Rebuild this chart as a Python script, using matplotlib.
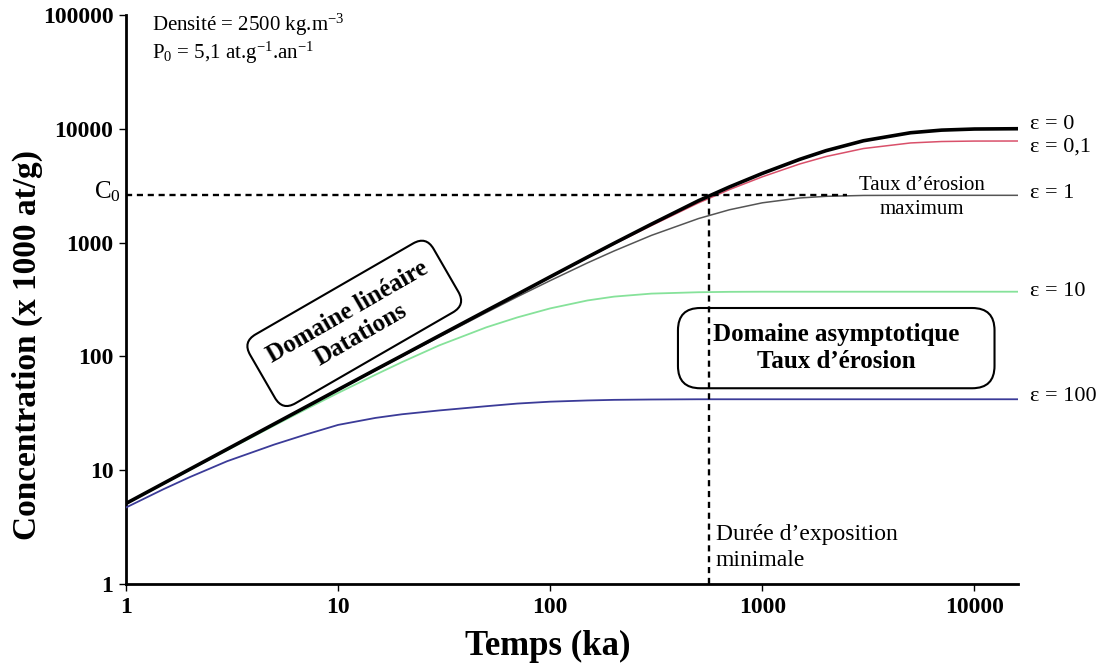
import matplotlib
matplotlib.use('Agg')
import matplotlib.pyplot as plt
from matplotlib.patches import FancyBboxPatch
import matplotlib.transforms as mtransforms


# Exposure time (ka)
temps = [1, 1.5, 2, 3, 5, 7, 10, 15, 20, 30, 50, 70, 100, 150, 200, 300,
         500, 700, 1000, 1500, 2000, 3000, 5000, 7000, 10000, 16000]

# Concentration (x 1000 at/g) for each erosion rate
conc_eps0 = [5.1, 7.65, 10.2, 15.3, 25.5, 35.7, 51.0, 76.4, 101.5, 152, 252, 351,
             500, 745, 985, 1450, 2330, 3080, 4050, 5380, 6420, 7840, 9220, 9720,
             9940, 10000]
conc_eps01 = [5.1, 7.65, 10.2, 15.3, 25.5, 35.6, 50.8, 76, 101, 151, 250, 348,
              496, 735, 970, 1410, 2230, 2920, 3780, 4900, 5700, 6700, 7500, 7720,
              7790, 7800]
conc_eps1 = [5.09, 7.63, 10.16, 15.2, 25.2, 35.2, 50.5, 75.4, 100, 148, 243, 334,
             463, 663, 843, 1156, 1624, 1941, 2234, 2463, 2548, 2593, 2600, 2600,
             2600, 2600]
conc_eps10 = [5.07, 7.57, 10.06, 15.0, 24.7, 34.1, 47.7, 69, 89, 125, 180, 220,
              264, 310, 335, 356, 366, 369, 370, 370, 370, 370, 370, 370, 370, 370]
conc_eps100 = [4.7, 6.8, 8.7, 12.0, 16.8, 20.5, 25, 28.8, 31, 33.5, 36.5, 38.5,
               40, 41, 41.5, 41.8, 42, 42, 42, 42, 42, 42, 42, 42, 42, 42]

series_labels = ['ε = 0', 'ε = 0,1', 'ε = 1', 'ε = 10', 'ε = 100']

# Reference values (dashed lines)
C0 = 2600
t_min = 560

x_ticks = [1, 10, 100, 1000, 10000]
x_ticklabels = ['1', '10', '100', '1000', '10000']
y_ticks = [1, 10, 100, 1000, 10000, 100000]
y_ticklabels = ['1', '10', '100', '1000', '10000', '100000']


def plot_concentration():

    plt.rcParams['font.family'] = 'Liberation Serif'
    plt.rcParams['mathtext.fontset'] = 'custom'
    plt.rcParams['mathtext.rm'] = 'Liberation Serif'
    plt.rcParams['mathtext.it'] = 'Liberation Serif:italic'
    plt.rcParams['mathtext.bf'] = 'Liberation Serif:bold'

    fig = plt.figure(figsize=(11.05, 6.68), dpi=100)
    ax = fig.add_axes([0.114, 0.1257, 0.807, 0.852])

    # Curves
    ax.plot(temps, conc_eps100, color='#3B3B98', lw=1.3, zorder=3)
    ax.plot(temps, conc_eps10, color='#86E29A', lw=1.3, zorder=3)
    ax.plot(temps, conc_eps1, color='#555555', lw=1.1, zorder=3)
    ax.plot(temps, conc_eps01, color='#D9506A', lw=1.1, zorder=3)
    ax.plot(temps, conc_eps0, color='black', lw=2.6, zorder=4)

    # Dashed lines: C0 and minimal exposure time
    ax.plot([1, 2500], [C0, C0], color='black', lw=1.7, ls=(0, (2.6, 2.0)), zorder=5)
    ax.plot([t_min, t_min], [1, C0], color='black', lw=1.7, ls=(0, (2.6, 2.0)), zorder=5)

    # Axes
    ax.set_xscale('log')
    ax.set_yscale('log')
    ax.set_xlim(1, 16000)
    ax.set_ylim(1, 100000)
    ax.set_xticks(x_ticks)
    ax.set_xticklabels(x_ticklabels)
    ax.set_yticks(y_ticks)
    ax.set_yticklabels(y_ticklabels)
    ax.minorticks_off()
    for lab in ax.get_xticklabels() + ax.get_yticklabels():
        lab.set_fontweight('bold')
        lab.set_fontsize(17)
    ax.tick_params(axis='both', direction='out', length=5, width=1, pad=4)
    ax.spines['top'].set_visible(False)
    ax.spines['right'].set_visible(False)
    ax.spines['left'].set_linewidth(2)
    ax.spines['bottom'].set_linewidth(2)

    ax.set_xlabel('Temps (ka)', fontsize=25, fontweight='bold')
    ax.xaxis.set_label_coords(0.473, -0.08)
    ax.set_ylabel('Concentration (x 1000 at/g)', fontsize=24, fontweight='bold')
    ax.yaxis.set_label_coords(-0.093, 0.42)

    # Curve labels on the right
    trans = mtransforms.blended_transform_factory(ax.transAxes, ax.transData)
    label_y = [10840, 6950, 2690, 372, 44.6]
    for lab, yy in zip(series_labels, label_y):
        ax.text(1.0135, yy, lab, transform=trans, fontsize=16, va='center', ha='left')

    # C0 label
    ax.text(-0.006, C0 * 1.07, r'C$_0$', transform=trans, fontsize=18,
            ha='right', va='center')

    # Parameters
    ax.text(0.029, 0.982, r'Densité = 2500 kg.m$^{-3}$', transform=ax.transAxes,
            fontsize=15, va='center', ha='left')
    ax.text(0.029, 0.933, r'P$_0$ = 5,1 at.g$^{-1}$.an$^{-1}$', transform=ax.transAxes,
            fontsize=15, va='center', ha='left')

    # Annotations
    ax.text(5640, 2480, 'Taux d’érosion\nmaximum', fontsize=15, ha='center',
            va='center', linespacing=1.35)
    ax.text(602, 2.09, 'Durée d’exposition\nminimale', fontsize=17, ha='left',
            va='center', linespacing=1.3)

    # Linear domain box (rotated)
    ax.text(0.256, 0.458, 'Domaine linéaire\nDatations', transform=ax.transAxes,
            fontsize=18, fontweight='bold', ha='center', va='center', rotation=30,
            rotation_mode='anchor', multialignment='center', zorder=6,
            bbox=dict(boxstyle='round,pad=0.6', fc='white', ec='black', lw=1.5))

    # Asymptotic domain box
    box = FancyBboxPatch((0.619, 0.344), 0.355, 0.141, transform=ax.transAxes,
                         boxstyle='round,pad=0,rounding_size=0.025',
                         mutation_aspect=1.568, fc='none', ec='black', lw=1.5,
                         zorder=6, clip_on=False)
    ax.add_patch(box)
    ax.text(0.797, 0.4145, 'Domaine asymptotique\nTaux d’érosion', transform=ax.transAxes,
            fontsize=18, fontweight='bold', ha='center', va='center',
            multialignment='center', linespacing=1.25, zorder=7)

    plt.savefig('out.png', dpi=100)


plot_concentration()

--*--

◆ **Task brief**
Return nothing but the lines running from the start of the data to the line with "500, 700, 1000, 1500, 2000, 3000, 5000, 7000, 10000, 16000]", please, both ends included and no pictures.

◆ **Correct answer**
Rebuild this chart as a Python script, using matplotlib.
import matplotlib
matplotlib.use('Agg')
import matplotlib.pyplot as plt
from matplotlib.patches import FancyBboxPatch
import matplotlib.transforms as mtransforms


# Exposure time (ka)
temps = [1, 1.5, 2, 3, 5, 7, 10, 15, 20, 30, 50, 70, 100, 150, 200, 300,
         500, 700, 1000, 1500, 2000, 3000, 5000, 7000, 10000, 16000]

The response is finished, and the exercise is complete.